Fast cheminformatics fingerprint search, anywhere you use Python
Chemfp is an analytics platform for cheminformatics fingerprints. It contains command-line tools and an extensive Python library for fingerprint generation, high-performance similarity search, diversity selection, and exploratory research.
Its market-leading performance and comprehensive API make it easy for you to add fast similarity search anywhere you use Python.
NEW! Chemfp 4.1 was released on 17 May 2023. See the documentation for the full list of notable changes or go to the download page.
Why chemfp?
- Do you want single-threaded search of 1M 1024-bit fingerprints in under 10 milliseconds?
- Do you want to make a sparse similarity matrix from 1M 2048-bit fingerprints in less than 30 minutes on a four core machine?
- Do you want to include fingerprint similarity results in your Python web application?
- ... with fast reload times during development, and without the complexity of using a dedicated search server?

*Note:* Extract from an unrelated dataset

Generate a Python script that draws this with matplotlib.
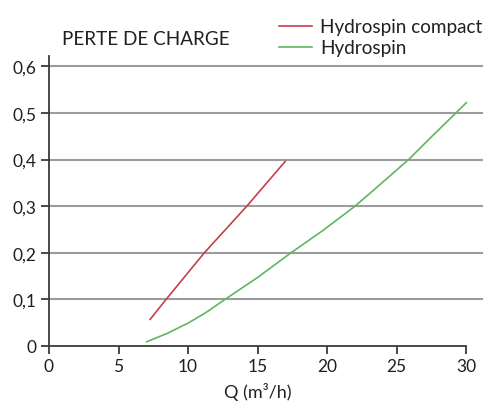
import matplotlib
matplotlib.use("Agg")
import matplotlib.pyplot as plt

plt.rcParams['font.family'] = ['Lato', 'DejaVu Sans']

# Data
compact_q = [7.27, 8.42, 11.17, 14.22, 16.98]
compact_dp = [0.057, 0.1, 0.2, 0.3, 0.396]
hydro_q = [7.03, 8.5, 10.0, 11.3, 12.66, 15.0, 17.4, 19.7, 22.0, 23.9,
           25.85, 27.5, 29.25, 30.0]
hydro_dp = [0.009, 0.027, 0.049, 0.072, 0.1, 0.147, 0.2, 0.248, 0.3, 0.349,
            0.4, 0.449, 0.5, 0.522]
x_ticks = [0, 5, 10, 15, 20, 25, 30]
y_ticks = [0, 0.1, 0.2, 0.3, 0.4, 0.5, 0.6]
y_labels = ['0', '0,1', '0,2', '0,3', '0,4', '0,5', '0,6']
series_names = ['Hydrospin compact', 'Hydrospin']

red = '#c4404a'
green = '#5fb65f'
txt = '#231f20'

fig = plt.figure(figsize=(5, 4.14), dpi=100)
ax = fig.add_axes([0.098, 0.162, 0.868, 0.700])

for y in y_ticks[1:]:
    ax.axhline(y, color='#9c9c9c', lw=1.5, zorder=1)

l1, = ax.plot(compact_q, compact_dp, color=red, lw=1.2, zorder=3,
              solid_joinstyle='round')
l2, = ax.plot(hydro_q, hydro_dp, color=green, lw=1.2, zorder=3,
              solid_joinstyle='round')

ax.set_xlim(0, 31.2)
ax.set_ylim(0, 0.622)
ax.set_xticks(x_ticks)
ax.set_xticklabels([str(v) for v in x_ticks])
ax.set_yticks(y_ticks)
ax.set_yticklabels(y_labels)

for s in ['top', 'right']:
    ax.spines[s].set_visible(False)
ax.spines['bottom'].set_bounds(0, 30)
for s in ['left', 'bottom']:
    ax.spines[s].set_color('#3a3a3a')
    ax.spines[s].set_linewidth(1.3)
ax.tick_params(axis='both', colors='#3a3a3a', width=1.3, length=6,
               labelsize=12.5, labelcolor=txt, pad=3)

ax.set_xlabel('Q (m³/h)', fontsize=13, color=txt, labelpad=6)
ax.xaxis.set_label_coords(0.48, -0.125)

fig.text(0.124, 0.905, 'PERTE DE CHARGE', fontsize=13.6, color=txt,
         ha='left', va='center')

leg = fig.legend([l1, l2], series_names, loc='upper left',
                 bbox_to_anchor=(0.532, 0.985), frameon=False, fontsize=13.6,
                 handlelength=1.75, handletextpad=0.4, labelspacing=0.2,
                 borderaxespad=0.3)
for t in leg.get_texts():
    t.set_color(txt)

fig.savefig('out.png', dpi=100)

- Do you want fast Butina clustering? Or MaxMin or sphere exclusion diversity selection?
- Do you work with fingerprints from multiple chemistry toolkits, or have custom fingerprint types?
- Do you want command-line tools with sub-second similarity search times?
- Do you program in Python and want to write new fingerprint analysis programs?
- Do you want the option to have the source code with no time-based licensing?
If that sounds interesting
You can get started by downloading the pre-compiled Linux version of chemfp using the following:
python -m pip install chemfp -i https://chemfp.com/packages/
A few features are either limited or disabled. Visit the licensing page to see the licensing terms, to request a evaluation key to unlock those features, and learn about some of the available licensing options.
You do not need to request a license key for Tanimoto searches of the licensed FPB files available from the datasets page, so long as you follow the terms of the Chemfp Base License Agreement.
More information
Chemfp includes extensive documentation. For a more scholarly description, see: Dalke, A. The chemfp project. J. Cheminformatics 11, 76 (2019). doi: 10.1186/s13321-019-0398-8
Open source reference baseline for benchmarking
Chemfp 1.6.1 is the latest version of the no-cost/open source chemfp development track. It only supports Python 2.7. It is being maintained in order to provide a good reference baseline to evaluate similarity search performance, and to support the dwindling number of legacy users who haven't moved to Python 3. See the download page for download details.
Some of the many improvements in chemfp 4.1 are: Butina clustering, read/write to SciPy compressed sparse matrix npz files, CXSMILES support, CSV format readers, parallelized sphere exclusion along with new ranking methods, and improved API for molecule structure and file processing.
Some of the improvements in chemfp 4.0 were MaxMin and sphere exclusion diversity selection, improved API for notebook use, pandas integration, and support for CSV/TSV output.